▶ [What to produce] Return, exactly as written, the lines that start at the one holding "Rebuild this chart" and end at the one holding "const ref = useRef<HTMLDivElement>(null);", with both of those lines kept. Skip any pictures.

▶ [Supplied data]
────────────────────

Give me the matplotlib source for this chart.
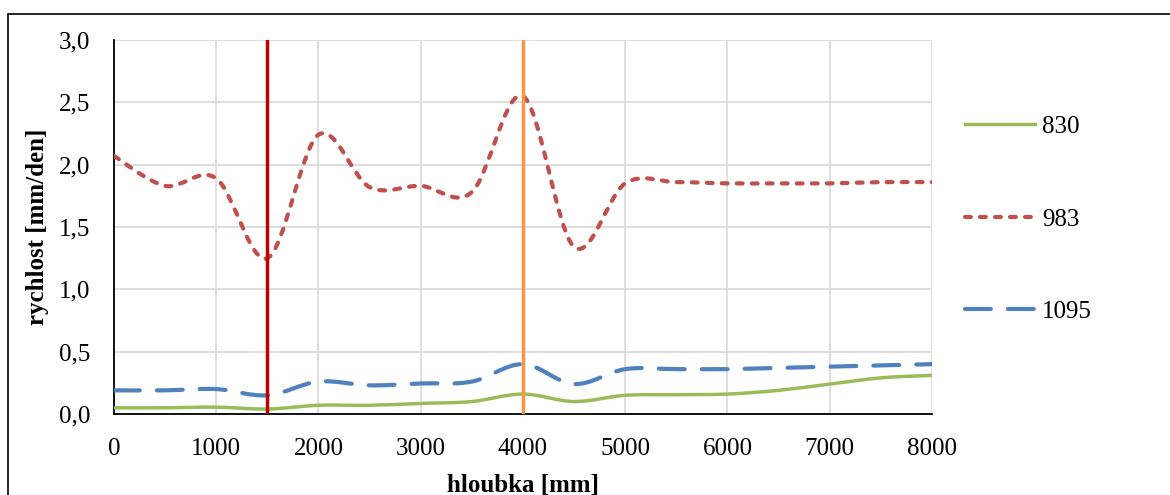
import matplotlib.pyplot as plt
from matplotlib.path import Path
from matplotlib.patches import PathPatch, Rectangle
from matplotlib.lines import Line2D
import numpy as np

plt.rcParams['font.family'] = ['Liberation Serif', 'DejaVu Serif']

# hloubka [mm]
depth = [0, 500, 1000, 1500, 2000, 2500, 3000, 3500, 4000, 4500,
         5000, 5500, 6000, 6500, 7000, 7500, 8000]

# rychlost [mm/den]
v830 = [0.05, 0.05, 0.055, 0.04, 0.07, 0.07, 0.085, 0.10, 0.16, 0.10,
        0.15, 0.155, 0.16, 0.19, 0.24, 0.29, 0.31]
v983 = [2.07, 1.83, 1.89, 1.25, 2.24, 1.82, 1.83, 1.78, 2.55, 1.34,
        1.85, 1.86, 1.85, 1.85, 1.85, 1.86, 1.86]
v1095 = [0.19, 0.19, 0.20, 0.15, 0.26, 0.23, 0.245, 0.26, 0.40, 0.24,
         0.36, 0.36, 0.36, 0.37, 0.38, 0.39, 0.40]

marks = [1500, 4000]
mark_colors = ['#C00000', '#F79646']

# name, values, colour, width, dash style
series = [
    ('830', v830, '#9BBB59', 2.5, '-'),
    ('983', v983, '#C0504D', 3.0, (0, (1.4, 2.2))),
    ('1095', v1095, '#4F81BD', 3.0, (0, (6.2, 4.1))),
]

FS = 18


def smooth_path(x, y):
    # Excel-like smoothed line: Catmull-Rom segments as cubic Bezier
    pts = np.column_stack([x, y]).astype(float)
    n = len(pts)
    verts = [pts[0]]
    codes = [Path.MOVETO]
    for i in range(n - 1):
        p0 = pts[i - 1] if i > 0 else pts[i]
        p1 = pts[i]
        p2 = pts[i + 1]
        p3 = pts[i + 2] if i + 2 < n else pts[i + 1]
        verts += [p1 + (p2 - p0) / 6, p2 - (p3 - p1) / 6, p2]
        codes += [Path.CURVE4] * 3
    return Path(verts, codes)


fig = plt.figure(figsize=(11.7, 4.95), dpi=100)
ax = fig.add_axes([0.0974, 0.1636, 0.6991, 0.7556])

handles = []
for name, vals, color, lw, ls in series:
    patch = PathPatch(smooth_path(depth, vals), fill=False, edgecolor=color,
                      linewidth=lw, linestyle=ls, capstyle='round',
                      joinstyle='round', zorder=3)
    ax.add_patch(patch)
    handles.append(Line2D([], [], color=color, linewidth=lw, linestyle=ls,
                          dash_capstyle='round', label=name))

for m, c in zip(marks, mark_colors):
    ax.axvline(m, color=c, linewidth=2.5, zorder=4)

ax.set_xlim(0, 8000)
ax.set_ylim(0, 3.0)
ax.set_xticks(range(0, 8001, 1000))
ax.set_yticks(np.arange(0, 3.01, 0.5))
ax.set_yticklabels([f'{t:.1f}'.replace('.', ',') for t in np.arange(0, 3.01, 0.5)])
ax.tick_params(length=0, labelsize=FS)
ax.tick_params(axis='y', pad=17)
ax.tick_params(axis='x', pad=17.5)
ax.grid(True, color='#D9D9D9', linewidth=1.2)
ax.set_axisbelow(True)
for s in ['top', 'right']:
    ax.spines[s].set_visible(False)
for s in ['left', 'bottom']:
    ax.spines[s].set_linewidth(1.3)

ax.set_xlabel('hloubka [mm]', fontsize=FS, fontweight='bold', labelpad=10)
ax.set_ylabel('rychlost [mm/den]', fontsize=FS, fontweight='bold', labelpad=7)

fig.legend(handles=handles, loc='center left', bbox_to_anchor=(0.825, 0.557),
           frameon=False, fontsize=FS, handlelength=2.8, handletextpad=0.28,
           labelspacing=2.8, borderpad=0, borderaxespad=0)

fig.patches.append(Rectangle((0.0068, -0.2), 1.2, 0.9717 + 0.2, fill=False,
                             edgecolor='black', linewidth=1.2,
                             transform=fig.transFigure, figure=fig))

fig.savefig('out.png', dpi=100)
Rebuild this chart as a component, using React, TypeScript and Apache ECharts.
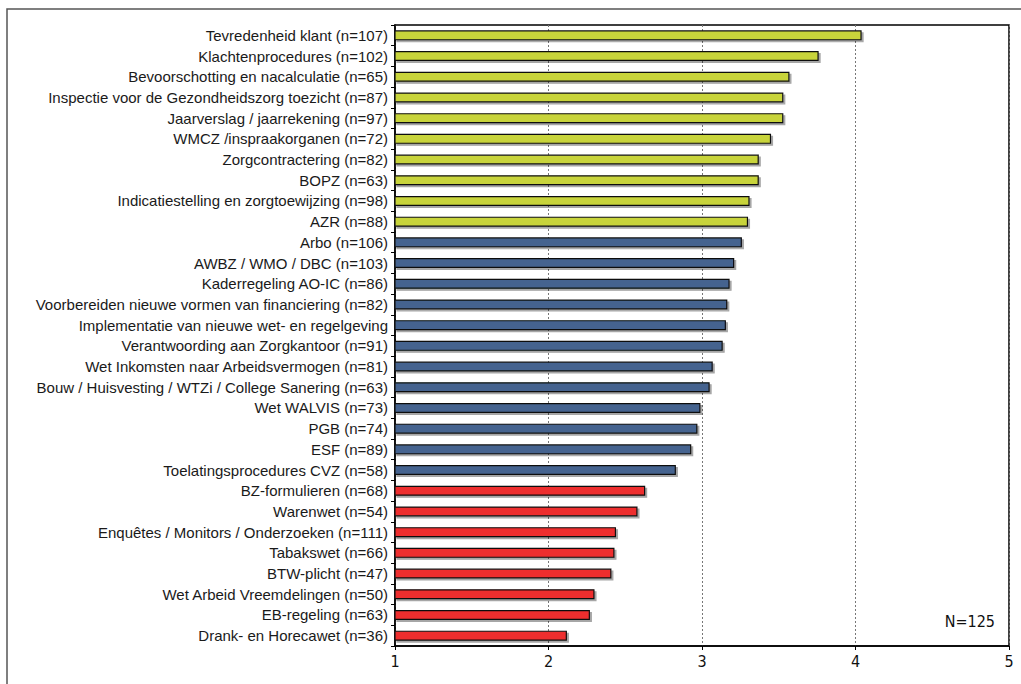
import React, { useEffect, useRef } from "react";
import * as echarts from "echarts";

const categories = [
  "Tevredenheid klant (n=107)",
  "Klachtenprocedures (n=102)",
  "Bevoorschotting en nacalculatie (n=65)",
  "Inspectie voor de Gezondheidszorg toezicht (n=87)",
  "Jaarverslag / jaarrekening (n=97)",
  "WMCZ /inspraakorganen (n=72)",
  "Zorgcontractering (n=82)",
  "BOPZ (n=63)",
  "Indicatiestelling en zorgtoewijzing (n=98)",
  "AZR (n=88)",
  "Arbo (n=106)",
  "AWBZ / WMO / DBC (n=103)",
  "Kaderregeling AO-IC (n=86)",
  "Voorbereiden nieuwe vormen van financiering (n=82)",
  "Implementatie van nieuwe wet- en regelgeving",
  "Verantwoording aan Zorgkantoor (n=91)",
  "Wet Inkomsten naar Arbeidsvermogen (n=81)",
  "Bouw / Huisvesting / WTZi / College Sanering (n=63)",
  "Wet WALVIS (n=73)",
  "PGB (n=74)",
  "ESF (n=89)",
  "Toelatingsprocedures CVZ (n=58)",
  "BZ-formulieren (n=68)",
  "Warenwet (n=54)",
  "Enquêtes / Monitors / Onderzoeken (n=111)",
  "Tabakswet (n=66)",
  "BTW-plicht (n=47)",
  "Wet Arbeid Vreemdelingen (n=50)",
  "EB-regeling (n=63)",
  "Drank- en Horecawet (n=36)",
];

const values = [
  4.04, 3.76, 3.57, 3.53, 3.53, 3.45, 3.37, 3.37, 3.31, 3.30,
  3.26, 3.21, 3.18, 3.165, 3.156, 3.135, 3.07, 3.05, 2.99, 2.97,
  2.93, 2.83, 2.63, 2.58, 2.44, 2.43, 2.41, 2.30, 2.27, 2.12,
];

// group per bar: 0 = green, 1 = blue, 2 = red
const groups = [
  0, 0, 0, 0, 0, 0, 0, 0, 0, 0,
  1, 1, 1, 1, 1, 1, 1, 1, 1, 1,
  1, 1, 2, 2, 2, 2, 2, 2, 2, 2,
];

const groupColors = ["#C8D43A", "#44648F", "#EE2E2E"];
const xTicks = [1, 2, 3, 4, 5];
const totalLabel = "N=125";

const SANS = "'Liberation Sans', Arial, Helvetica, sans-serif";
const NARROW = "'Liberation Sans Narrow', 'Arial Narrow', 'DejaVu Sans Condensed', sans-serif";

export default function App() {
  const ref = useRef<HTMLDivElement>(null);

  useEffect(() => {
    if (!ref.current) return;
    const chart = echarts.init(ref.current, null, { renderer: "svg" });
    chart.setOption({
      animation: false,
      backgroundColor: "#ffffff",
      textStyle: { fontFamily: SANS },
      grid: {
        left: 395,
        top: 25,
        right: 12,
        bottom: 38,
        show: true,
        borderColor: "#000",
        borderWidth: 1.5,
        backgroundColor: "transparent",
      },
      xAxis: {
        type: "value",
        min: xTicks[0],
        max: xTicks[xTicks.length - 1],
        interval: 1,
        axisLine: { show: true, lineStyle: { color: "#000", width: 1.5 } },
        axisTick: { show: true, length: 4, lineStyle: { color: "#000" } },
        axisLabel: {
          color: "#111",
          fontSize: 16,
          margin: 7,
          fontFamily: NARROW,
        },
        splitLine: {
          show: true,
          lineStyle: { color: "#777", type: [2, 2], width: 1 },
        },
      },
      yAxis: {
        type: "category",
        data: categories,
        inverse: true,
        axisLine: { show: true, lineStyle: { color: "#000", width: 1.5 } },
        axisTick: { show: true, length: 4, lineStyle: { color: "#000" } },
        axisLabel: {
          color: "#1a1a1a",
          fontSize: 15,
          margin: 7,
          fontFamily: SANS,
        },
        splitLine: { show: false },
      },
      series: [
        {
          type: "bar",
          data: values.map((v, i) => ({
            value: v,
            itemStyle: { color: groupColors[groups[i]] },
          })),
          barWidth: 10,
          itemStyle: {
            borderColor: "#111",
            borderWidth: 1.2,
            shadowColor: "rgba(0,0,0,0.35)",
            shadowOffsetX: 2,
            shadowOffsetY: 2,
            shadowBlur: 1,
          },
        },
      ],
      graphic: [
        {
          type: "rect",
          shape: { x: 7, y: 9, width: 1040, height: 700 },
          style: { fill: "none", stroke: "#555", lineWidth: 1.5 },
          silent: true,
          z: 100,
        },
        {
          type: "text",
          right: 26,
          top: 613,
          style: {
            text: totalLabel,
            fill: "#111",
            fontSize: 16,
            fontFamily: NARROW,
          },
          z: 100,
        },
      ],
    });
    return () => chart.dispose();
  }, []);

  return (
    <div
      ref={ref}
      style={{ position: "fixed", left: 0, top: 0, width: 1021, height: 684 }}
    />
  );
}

────────────────────

▶ [Output below]
Rebuild this chart as a component, using React, TypeScript and Apache ECharts.
import React, { useEffect, useRef } from "react";
import * as echarts from "echarts";

const categories = [
  "Tevredenheid klant (n=107)",
  "Klachtenprocedures (n=102)",
  "Bevoorschotting en nacalculatie (n=65)",
  "Inspectie voor de Gezondheidszorg toezicht (n=87)",
  "Jaarverslag / jaarrekening (n=97)",
  "WMCZ /inspraakorganen (n=72)",
  "Zorgcontractering (n=82)",
  "BOPZ (n=63)",
  "Indicatiestelling en zorgtoewijzing (n=98)",
  "AZR (n=88)",
  "Arbo (n=106)",
  "AWBZ / WMO / DBC (n=103)",
  "Kaderregeling AO-IC (n=86)",
  "Voorbereiden nieuwe vormen van financiering (n=82)",
  "Implementatie van nieuwe wet- en regelgeving",
  "Verantwoording aan Zorgkantoor (n=91)",
  "Wet Inkomsten naar Arbeidsvermogen (n=81)",
  "Bouw / Huisvesting / WTZi / College Sanering (n=63)",
  "Wet WALVIS (n=73)",
  "PGB (n=74)",
  "ESF (n=89)",
  "Toelatingsprocedures CVZ (n=58)",
  "BZ-formulieren (n=68)",
  "Warenwet (n=54)",
  "Enquêtes / Monitors / Onderzoeken (n=111)",
  "Tabakswet (n=66)",
  "BTW-plicht (n=47)",
  "Wet Arbeid Vreemdelingen (n=50)",
  "EB-regeling (n=63)",
  "Drank- en Horecawet (n=36)",
];

const values = [
  4.04, 3.76, 3.57, 3.53, 3.53, 3.45, 3.37, 3.37, 3.31, 3.30,
  3.26, 3.21, 3.18, 3.165, 3.156, 3.135, 3.07, 3.05, 2.99, 2.97,
  2.93, 2.83, 2.63, 2.58, 2.44, 2.43, 2.41, 2.30, 2.27, 2.12,
];

// group per bar: 0 = green, 1 = blue, 2 = red
const groups = [
  0, 0, 0, 0, 0, 0, 0, 0, 0, 0,
  1, 1, 1, 1, 1, 1, 1, 1, 1, 1,
  1, 1, 2, 2, 2, 2, 2, 2, 2, 2,
];

const groupColors = ["#C8D43A", "#44648F", "#EE2E2E"];
const xTicks = [1, 2, 3, 4, 5];
const totalLabel = "N=125";

const SANS = "'Liberation Sans', Arial, Helvetica, sans-serif";
const NARROW = "'Liberation Sans Narrow', 'Arial Narrow', 'DejaVu Sans Condensed', sans-serif";

export default function App() {
  const ref = useRef<HTMLDivElement>(null);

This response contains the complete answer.